Grad program curricula undergo changes, cuts

Story by Eric Christenson

The UW-Eau Claire graduate school program is undergoing some tweaks with eight new courses being proposed, 28 courses being revised and eight courses being deleted.

While many of the revisions are changes in course description or title, these changes are necessary, said Margaret Cassidy, associate dean of Arts and Sciences.  The courses that graduate students take have to adapt to developments within the field as well as the different ways the course is taught.

“­The changes are part of our regular process that we follow when a course either exclusively or partly are basically brought through for change or revision,” Cassidy said.  “Basically, it’s just a matter of departments and programs reviewing their curriculum.”

Cassidy explained how this could affect undergraduate students also, as many classes taught at the 500 and 600 levels are the same courses that are taught at 300 and 400 levels.  For example, in the course catalogue, a particular class can be read as 300/500, so it can be taken by undergraduate and graduate students alike and is considered the same class.
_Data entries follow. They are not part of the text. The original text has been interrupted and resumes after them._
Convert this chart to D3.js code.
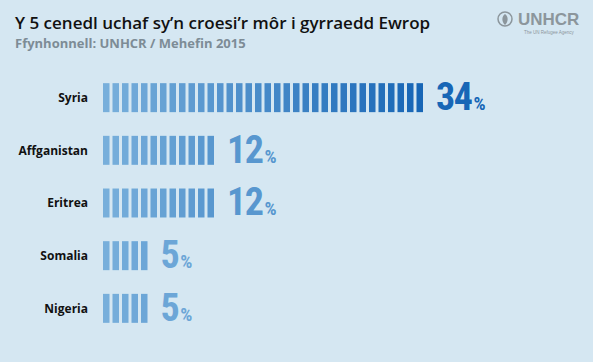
<!DOCTYPE html>
<html>
<head>
<meta charset="utf-8">
<script src="https://cdn.jsdelivr.net/npm/d3@7"></script>
<style>
  body { margin: 0; background: #d5e7f2; }
  svg { display: block; }
</style>
</head>
<body>
<div id="chart"></div>
<script>
// Data
const countries = ["Syria", "Affganistan", "Eritrea", "Somalia", "Nigeria"]
const shares = [34, 12, 12, 5, 5]
const title = "Y 5 cenedl uchaf sy\u2019n croesi\u2019r môr i gyrraedd Ewrop"
const source = "Ffynhonnell: UNHCR / Mehefin 2015"

const W = 593, H = 362
const margin = { top: 70, right: 20, bottom: 26, left: 103 }

const svg = d3.select("#chart").append("svg")
  .attr("width", W)
  .attr("height", H)

svg.append("rect")
  .attr("width", W).attr("height", H)
  .attr("fill", "#d5e7f2")

// Title + source
svg.append("text")
  .attr("x", 15).attr("y", 29)
  .style("font-family", "'Open Sans', sans-serif")
  .style("font-weight", 600)
  .style("font-size", "17px")
  .attr("fill", "#111")
  .text(title)

svg.append("text")
  .attr("x", 15).attr("y", 48)
  .style("font-family", "'Open Sans', sans-serif")
  .style("font-weight", 700)
  .style("font-size", "13px")
  .attr("fill", "#7d8c96")
  .text(source)

// Scales: one stripe per percentage point
const maxVal = d3.max(shares)
const pitch = 9.5
const x = d3.scaleLinear()
  .domain([0, maxVal])
  .range([margin.left, margin.left + maxVal * pitch])

const y = d3.scaleBand()
  .domain(countries)
  .range([margin.top, H - margin.bottom])
  .paddingInner(0.45)
  .paddingOuter(0.25)

const color = d3.scaleLinear()
  .domain([0, maxVal - 1])
  .range(["#78afdb", "#1766b6"])
  .interpolate(d3.interpolateRgb)

const rows = svg.selectAll("g.row")
  .data(countries.map((c, i) => ({ country: c, value: shares[i] })))
  .enter().append("g")
  .attr("class", "row")

// category labels
rows.append("text")
  .attr("x", margin.left - 15)
  .attr("y", d => y(d.country) + y.bandwidth() / 2)
  .attr("dy", "0.35em")
  .attr("text-anchor", "end")
  .style("font-family", "'Open Sans', sans-serif")
  .style("font-weight", 700)
  .style("font-size", "12px")
  .attr("fill", "#111")
  .text(d => d.country)

// stripes
rows.selectAll("rect.stripe")
  .data(d => d3.range(d.value).map(i => ({ i, country: d.country })))
  .enter().append("rect")
  .attr("class", "stripe")
  .attr("x", d => x(d.i))
  .attr("y", d => y(d.country))
  .attr("width", 6.5)
  .attr("height", y.bandwidth())
  .attr("fill", d => color(d.i))

// value labels
const val = rows.append("text")
  .attr("x", d => x(d.value) + 10)
  .attr("y", d => y(d.country) + y.bandwidth() - 2)
  .style("font-family", "'Liberation Sans Narrow', 'Roboto Condensed', sans-serif")
  .style("font-weight", 700)
  .attr("fill", d => color(d.value - 1))

val.append("tspan")
  .style("font-size", "38px")
  .style("letter-spacing", "-1.5px")
  .text(d => d.value)

val.append("tspan")
  .attr("dx", 2)
  .style("font-size", "19px")
  .text("%")

// UNHCR logo
const logo = svg.append("g")
  .attr("transform", "translate(497,12)")
  .attr("fill", "#8c969c")
  .attr("stroke", "#8c969c")

logo.append("circle")
  .attr("cx", 8).attr("cy", 7).attr("r", 7)
  .attr("fill", "none").attr("stroke-width", 1.5)
logo.append("path")
  .attr("d", "M8 2 C4.5 4 4.5 10 8 13 C11.5 10 11.5 4 8 2 Z")
  .attr("fill", "#8c969c").attr("stroke", "none")

logo.append("text")
  .attr("x", 21).attr("y", 13)
  .attr("stroke", "none")
  .style("font-family", "'Liberation Sans', sans-serif")
  .style("font-weight", 700)
  .style("font-size", "17px")
  .text("UNHCR")

logo.append("text")
  .attr("x", 27).attr("y", 22)
  .attr("stroke", "none")
  .style("font-family", "'Liberation Sans', sans-serif")
  .style("font-size", "4.5px")
  .text("The UN Refugee Agency")
</script>
</body>
</html>
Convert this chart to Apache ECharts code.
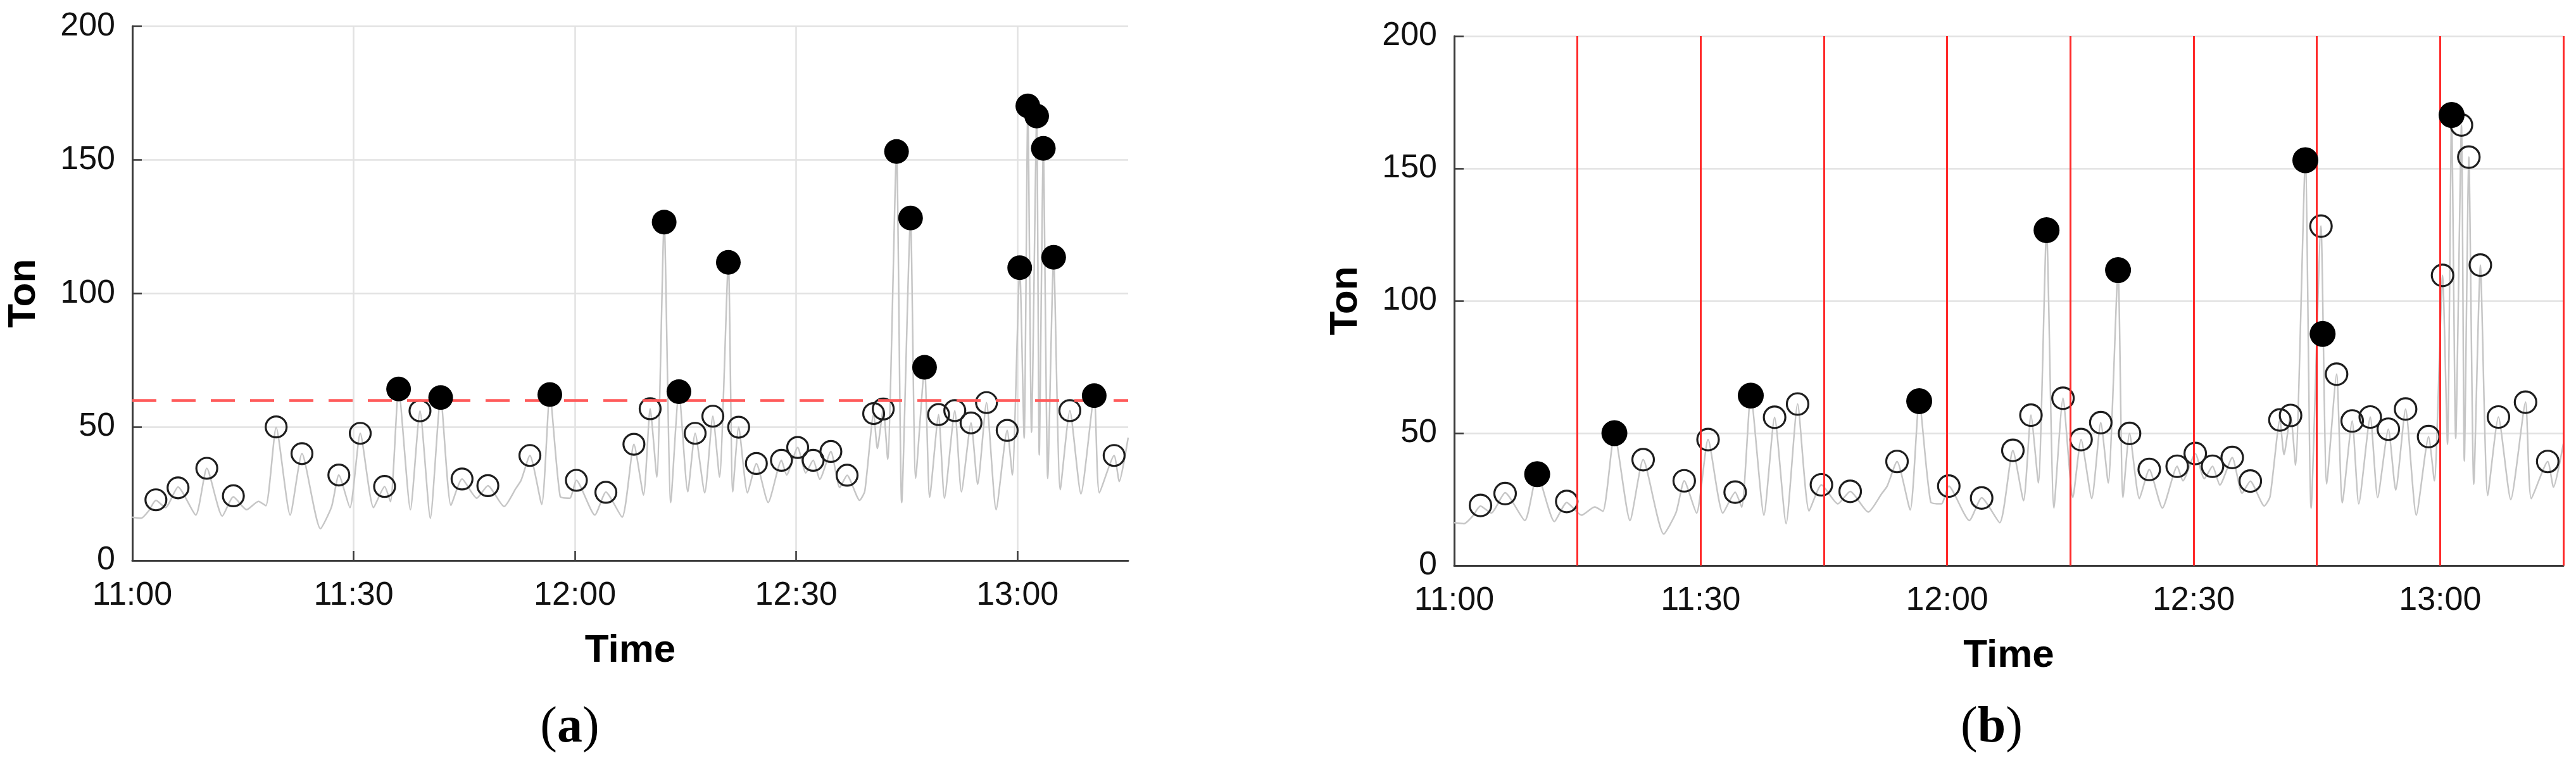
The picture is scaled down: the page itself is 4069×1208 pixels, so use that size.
<!DOCTYPE html>
<html><head><meta charset="utf-8">
<script src="https://cdn.jsdelivr.net/npm/echarts@6/dist/echarts.min.js"></script>
<style>html,body{margin:0;padding:0;background:#fff;}#c{width:4069px;height:1208px;}</style>
</head><body><div id="c"></div>
<script>
// ---- data (minutes after 11:00, tons) ----
const lineMinutes = [0,1.2,2.2,3.2,4.5,6.2,8.6,10.1,12.2,13.7,15.5,17.1,18.1,19.5,21.4,23.0,25.5,27.0,28.0,29.5,30.9,32.7,34.2,35.0,36.1,37.7,39.0,40.4,41.8,43.2,44.7,46.7,48.2,50.4,52.0,52.7,53.9,55.5,56.6,58.0,59.3,60.2,62.7,64.2,66.4,68.0,69.3,70.2,71.1,72.1,73.0,74.1,75.3,76.3,77.6,78.7,79.6,80.8,81.4,82.2,83.4,84.6,86.2,88.0,88.7,90.2,91.3,92.3,93.2,94.7,95.9,96.9,98.6,99.3,100.5,101.0,101.8,102.4,103.6,104.3,105.5,106.2,107.4,108.1,109.3,110.1,111.5,112.4,113.7,114.6,115.8,117.1,118.6,119.3,120.3,120.9,121.4,121.9,122.6,122.95,123.5,124.1,124.9,125.8,127.1,128.6,130.4,131.1,133.1,133.8,135.0];
const lineTon = [16.2,15.8,18.5,22.5,19.8,27.5,17,34.5,16.6,23.8,19,22.1,20.5,49.8,17,40,11.9,20,32,19.8,47.6,19.8,27.7,22,64.2,19,56,15.8,61,20.6,30.5,23.3,28,20.2,27,30,39.3,21,62.1,24,23.3,30,17,25.6,16.2,43.5,24.5,56.8,31.2,126.7,21.7,63.2,25.7,47.6,25.3,54,31.2,111.6,25.7,49.9,25.3,36.3,21.7,37.5,32,42.3,32.8,37.5,30.4,40.8,27.3,31.9,22.5,26,55,41.9,56.7,37.9,153.1,21.7,128.2,30.8,72.3,23.7,54.6,23.3,56.1,25.7,51.5,28.5,59.1,19,48.7,32,109.6,45.8,170.2,48,166.4,39.5,154.3,30.7,113.5,26.5,56.1,24.9,61.7,25.3,39.3,29.6,46];
const peakMinutes = [3.2,6.2,10.1,13.7,19.5,23.0,28.0,30.9,34.2,36.1,39.0,41.8,44.7,48.2,53.9,56.6,60.2,64.2,68.0,70.2,72.1,74.1,76.3,78.7,80.8,82.2,84.6,88.0,90.2,92.3,94.7,96.9,100.5,101.8,103.6,105.5,107.4,109.3,111.5,113.7,115.8,118.6,120.3,121.4,122.6,123.5,124.9,127.1,130.4,133.1];
const peakTon = [22.7,27.2,34.5,24.2,50,40,32,47.6,27.7,64.2,56,61,30.5,28,39.3,62.1,30,25.5,43.5,56.8,126.7,63.2,47.6,54,111.6,49.9,36.3,37.5,42.3,37.5,40.8,31.9,55,56.7,153.1,128.2,72.3,54.6,56.1,51.5,59.1,48.7,109.6,170.2,166.4,154.3,113.5,56.1,61.7,39.3];
const highA = [0,0,0,0,0,0,0,0,0,1,0,1,0,0,0,1,0,0,0,0,1,1,0,0,1,0,0,0,0,0,0,0,0,0,1,1,1,0,0,0,0,0,1,1,1,1,1,0,1,0];
const highB = [0,0,1,0,1,0,0,0,0,1,0,0,0,0,0,1,0,0,0,0,1,0,0,0,1,0,0,0,0,0,0,0,0,0,1,0,0,0,0,0,0,0,0,1,0,0,0,0,0,0];
const extraBMinutes = [105.7];
const extraBTon = [87.5];
const thresholdA = 60;
const windowEdgesB = [15,30,45,60,75,90,105,120,135];
const xTickLabels = ['11:00','11:30','12:00','12:30','13:00'];
const panelLabels = ['a','b'];

// ---- build ----
const line = lineMinutes.map((m,i)=>[m,lineTon[i]]);
function pick(flags, want){ return peakMinutes.map((m,i)=>[m,peakTon[i],flags[i]]).filter(d=>d[2]===want).map(d=>[d[0],d[1]]); }
const openA = pick(highA,0), fillA = pick(highA,1);
const openB = pick(highB,0), fillB = pick(highB,1).concat(extraBMinutes.map((m,i)=>[m,extraBTon[i]]));

const TXT = '#111', AX = '#3a3a3a', GRID = '#e2e2e2';
const tickFont = {fontFamily:'Liberation Sans, Arial, sans-serif', fontSize:52, color:TXT};
const nameFont = {fontFamily:'Liberation Sans, Arial, sans-serif', fontSize:62, fontWeight:'bold', color:'#000'};

function xAxis(gi, split){
  return {type:'value', gridIndex:gi, min:0, max:135, interval:30,
    name:'Time', nameLocation:'middle', nameGap:112, nameTextStyle:nameFont,
    axisLine:{show:true, lineStyle:{color:AX, width:3}},
    axisTick:{show:true, inside:true, length:15, lineStyle:{color:AX, width:2.5}},
    axisLabel:Object.assign({margin:30, showMaxLabel:false, formatter:v=> (v%30===0 && xTickLabels[v/30]) ? xTickLabels[v/30] : ''}, tickFont),
    splitLine:{show:split, showMinLine:false, showMaxLine:false, lineStyle:{color:GRID, width:2.5}}};
}
function yAxis(gi){
  return {type:'value', gridIndex:gi, min:0, max:200, interval:50,
    name:'Ton', nameLocation:'middle', nameGap:140, nameRotate:90, nameTextStyle:nameFont,
    axisLine:{show:true, lineStyle:{color:AX, width:3}},
    axisTick:{show:true, inside:true, length:15, lineStyle:{color:AX, width:2.5}},
    axisLabel:Object.assign({margin:27}, tickFont),
    splitLine:{show:true, showMinLine:false, lineStyle:{color:GRID, width:2.5}}};
}
const lineStyle = {color:'#c6c6c6', width:2.5};
function grayLine(gi, markLine){
  return {type:'line', xAxisIndex:gi, yAxisIndex:gi, data:line, showSymbol:false, smooth:0.2,
    lineStyle:lineStyle, silent:true, z:2, markLine:markLine};
}
function openSeries(gi, data, size){
  return {type:'scatter', xAxisIndex:gi, yAxisIndex:gi, data:data, symbol:'circle', symbolSize:size,
    itemStyle:{color:'rgba(0,0,0,0)', borderColor:'#1e1e1e', borderWidth:3.2, opacity:1}, z:4, silent:true};
}
function fillSeries(gi, data, size){
  return {type:'scatter', xAxisIndex:gi, yAxisIndex:gi, data:data, symbol:'circle', symbolSize:size,
    itemStyle:{color:'#000', opacity:1}, z:5, silent:true};
}

const option = {
  animation:false, backgroundColor:'#fff',
  grid:[{left:209, top:41.5, width:1573, height:843.5},
        {left:2297, top:57, width:1752, height:836}],
  xAxis:[xAxis(0,true), xAxis(1,false)],
  yAxis:[yAxis(0), yAxis(1)],
  series:[
    grayLine(0, {silent:true, symbol:['none','none'], label:{show:false},
      lineStyle:{color:'#ff5a5a', width:4.5, type:[38,24], opacity:1}, emphasis:{disabled:true},
      data:[{yAxis:thresholdA}]}),
    openSeries(0, openA, 33), fillSeries(0, fillA, 39),
    grayLine(1, {silent:true, symbol:['none','none'], label:{show:false},
      lineStyle:{color:'#ff2a2a', width:3, type:'solid', opacity:1}, emphasis:{disabled:true},
      data:windowEdgesB.map(v=>({xAxis:v}))}),
    openSeries(1, openB, 34), fillSeries(1, fillB, 41)
  ],
  graphic:[
    {type:'text', x:900, y:1150, style:{text:'{p|(}{b|'+panelLabels[0]+'}{p|)}', align:'center', verticalAlign:'middle',
      rich:{p:{fontFamily:'Liberation Serif, Times New Roman, serif', fontSize:80, fill:'#000'},
            b:{fontFamily:'Liberation Serif, Times New Roman, serif', fontSize:80, fontWeight:'bold', fill:'#000'}}}},
    {type:'text', x:3146, y:1150, style:{text:'{p|(}{b|'+panelLabels[1]+'}{p|)}', align:'center', verticalAlign:'middle',
      rich:{p:{fontFamily:'Liberation Serif, Times New Roman, serif', fontSize:80, fill:'#000'},
            b:{fontFamily:'Liberation Serif, Times New Roman, serif', fontSize:80, fontWeight:'bold', fill:'#000'}}}}
  ]
};
const chart = echarts.init(document.getElementById('c'), null, {renderer:'canvas'});
chart.setOption(option);
</script></body></html>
However, 700 level courses are for graduate students only, and though the majority of the changed courses are 500 and 600 levels, there are 10 courses in the 700 level being revised and two being deleted. All of those are in the psychology department.

Mary Beth Tusing, an assistant professor in the psychology department’s graduate program, said her department’s changes are mostly positive and necessary for the program to be more effective.

The way the department does practicum work will be changed to allow more school-based practica a year earlier, which allows for more opportunities for more in depth training experiences, Tusing said.

In years past, the graduate students’ practicum would be in their second year of training, but with the new course revisions, they will be able to do practical work in the second semester of their first year.

“That allows (the graduate students) to have the opportunity to be out working in the schools practicing some of the skills that they’ve been learning about for the last semester and a half under the supervision of a practicing school psychologist,” Tusing said.

For other departments, the process starts with the department itself.  The instructors and faculty will look over their courses and decide which courses need revision based on a number of things.

Cassidy said courses change according to instructors’ teaching style, course content and even evolutions in the field, but it’s not like the change came from out of nowhere.

Course descriptions change and course titles change often to better reflect the way the course is taught and the content is presented.  It’s trimming the branches, so to speak.

“Curriculum is dynamic,” Cassidy said. “(The changes are) basically a regular curricular process.”